Anyway, if you can’t handle some snarky tweets I would have to suggest that “op-ed columnist for a prominent national publication” may not be the career for you.

I, the daughter of a D.C. cop, and Carl, the son of an Illinois plumber, were hilariously painted as decadent aristocrats reveling like Marie Antoinette when we should have been knitting like Madame Defarge.

Holy Christ, she actually said that because she had a middle class background her Georgetown soirees featuring many prominent politicians she’s supposed to be covering (one of which she had just finished two columns fawning over) are actually populist.
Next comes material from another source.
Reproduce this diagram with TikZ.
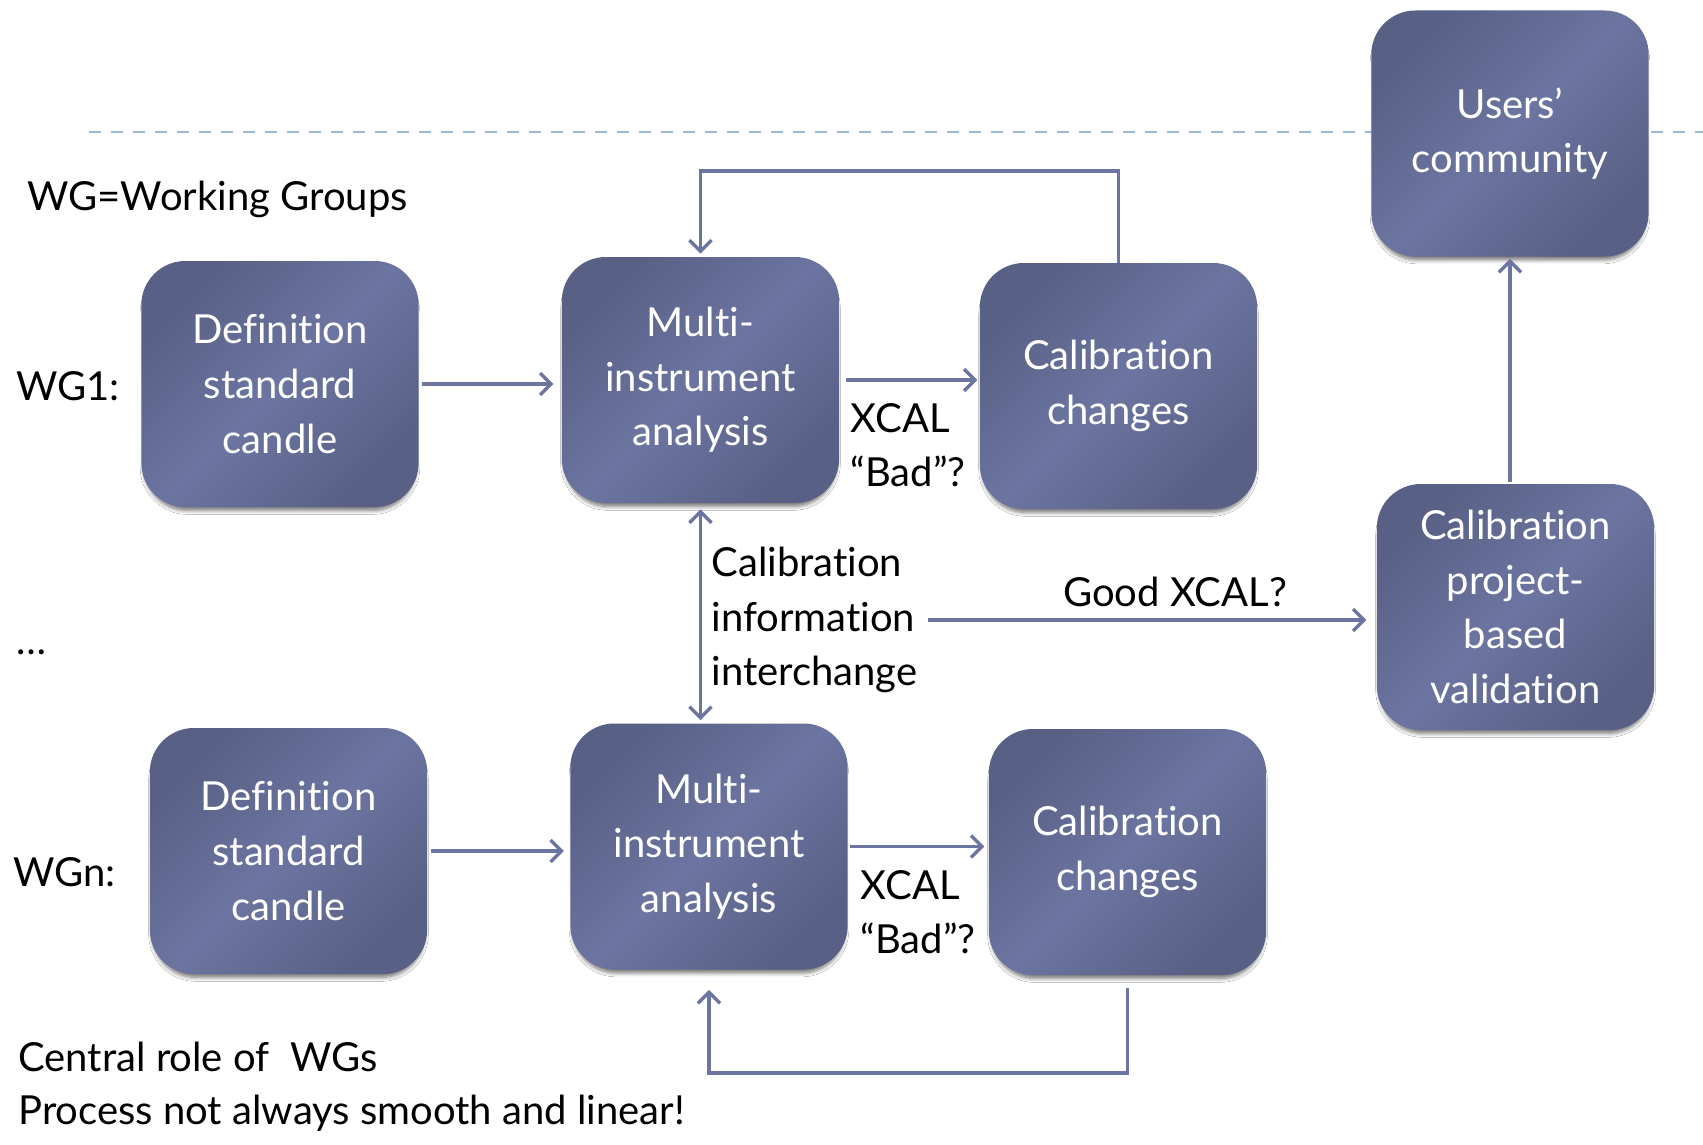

As ridiculous as that is on its face, it’s amazing coming from someone who spent years calling mill worker’s son John Edwards a phony because he got expensive haircuts.

Yo, proletariat: If the Democratic Party is going to be against chocolate, high heels, parties and fun, you’ve lost me. And I’ve got some bad news for you about 2020.

Yup, you’ve got us — they only reason one could object to our overcompensated and underacheiving Beltway elites feting each other is because they hate chocolate, and fun. This is why Trump will win. I see no flaws in this theory.

I am reminded of this little item from the Dowd anticanon:

The first hard evidence most people had that Howard Dean was actually married came with a startling picture of his wife on the front page of Tuesday’s Times, accompanying a Jodi Wilgoren profile.

In worn jeans and old sneakers, the shy and retiring Dr. Judith Steinberg Dean looked like a crunchy Vermont hippie, blithely uncoiffed, unadorned, unstyled and unconcerned about not being at her husband’s side — the anti-Laura. You could easily imagine the din of Rush Limbaugh and Co. demonizing her as a counterculture fem-lib role model for the blue states.

While Elizabeth Edwards gazes up at John from the front row of his events here, while Jane Gephardt cheerfully endures her husband’s ”Dick and Jane” jokes, while Teresa Heinz Kerry jets around for ”conversations” with caucusgoers — yesterday she was at the Moo Moo Cafe in Keokuk at the southernmost tip of the state — Judith Steinberg has shunned the role of helpmeet.

She’ll just never have the common touch Maureen Dowd has, I’m afraid.